WASHINGTON, D.C. – In late December, Congress passed a bipartisan bill introduced by U.S. Senators Chris Coons (D-Del.), Angus King (I-Maine), and Rob Portman (R-Ohio) to eliminate a tax penalty on student loans that are forgiven due to death or permanent disability. President Trump signed the bill into law just before the new year.
While the federal government forgives certain federal student loans in the case of the death or disability of the borrower, the IRS treats this cancelled debt as income, which can result in tens of thousands of dollars in immediate tax liability. The Stop Taxing Death and Disability Act eliminates this unfair tax. The tax on discharged loans is not only an unnecessary tax, but it also prevents the Department of Education from streamlining the loan forgiveness process.

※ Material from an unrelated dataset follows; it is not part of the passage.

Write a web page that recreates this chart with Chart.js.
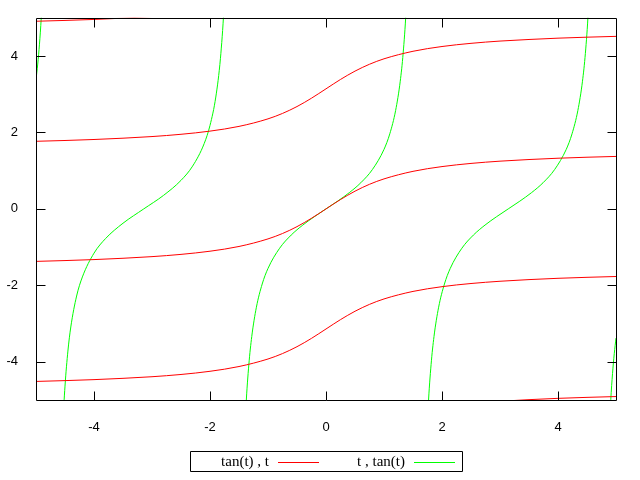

“I’m pleased that the bipartisan Stop Taxing Death and Disability Act was enacted into law. Taxing Americans who are grieving the death of a child or adjusting to a life-changing permanent disability is simply unconscionable,” said Senator Coons. “We forgive these student loans because that’s the right thing to do as a country. Requiring these Americans to pay a surprise tax on student loan forgiveness serves no public policy purpose whatsoever.”

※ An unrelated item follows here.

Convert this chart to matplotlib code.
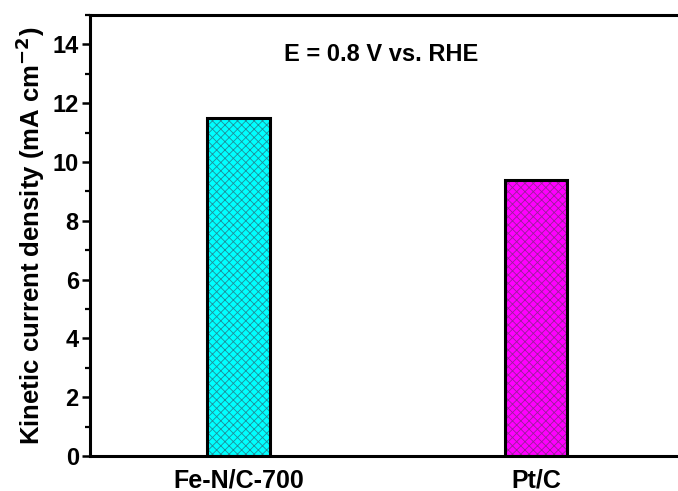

The federal government authorizes the forgiveness of certain federal loans in the case of the death or total and permanent disability of the borrower.
Despite these provisions, individuals who suffer great personal loss or severe injury are often shocked to learn that the IRS requires them to pay income tax on the amount of student loans forgiven by the federal government and private lenders. A one-time discharge can result in tens of thousands of dollars in immediate tax liability.